1. Establish clear development paths

Your retention efforts should start the first day an employee is on the job. You should have open conversations about a new hire’s professional goals, and use those discussions (and regular check-ins) to come up with a structured development plan.

2. Allow company culture to guide hiring decisions

Preserving your company culture is much easier for young companies. With a handful of employees, you often don’t need to worry about cliques forming, managers passing the buck or people skipping out on company events.

But as you grow, it’s harder to maintain your culture. To keep it intact, use it to guide hiring decisions. Even when a candidate has the right skills, never hire that person if he or she doesn’t fit the existing culture.

3. Focus on individual contributions

Most employees play critical roles early in a startup’s life. You might have one salesperson, one developer, one customer liaison and one marketer. If someone skips a meeting, an entire department is underrepresented. As you grow, however, every role is not as essential, and some employees might have trouble seeing the direct impact of their contributions.

As your startup scales, hold regular team meetings to talk about company objectives, and tie these goals to each department -- to junior staff members, specifically. You might need to spell out how they directly contribute to your company’s success to keep them engaged.

4. Lead by example

You’d be surprised how much employees value good leadership, even more than compensation at times. Leaders who don’t live up to their promises or who fail to execute on a vision can lose loyalty -- and valuable employees.

Encourage all leaders in your company to set realistic expectations and over-deliver on promises. Back up words with action, and empower staff members to take responsibility for their roles and contributions.

And above all, be honest. Your staff deserves to know what’s going on, whether it’s good or bad.

5. Watch your winners 

Most of your high-performing employees likely will receive unsolicited offers to leave your company, often for better pay and benefits.
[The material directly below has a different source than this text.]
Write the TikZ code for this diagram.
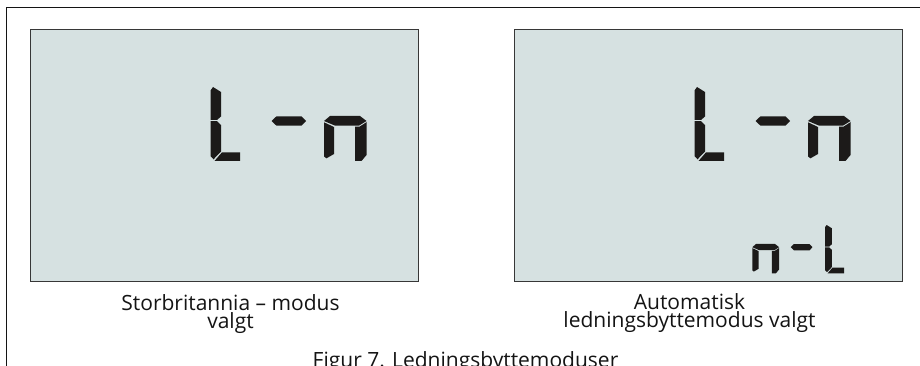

The question is: How do you not only identify, but also neutralize, potential flight risks early on?

Regularly check in with top performers to make sure they’re happy with their roles, development plans and compensation packages. And consider implementing some type of monitoring system (one that doesn’t invade a person’s privacy, of course). If an employee is unusually active on LinkedIn or his productivity suddenly changes, he might be a flight risk.

Hiring the right people is your biggest hurdle. If you have talented staff members who mesh with your culture, it’s likely that most of them will want to stay with your team. But you can’t just leave employees to their own devices. You must develop their skills, acknowledge their contributions and empower them with leadership opportunities to have the best chance at keeping them around.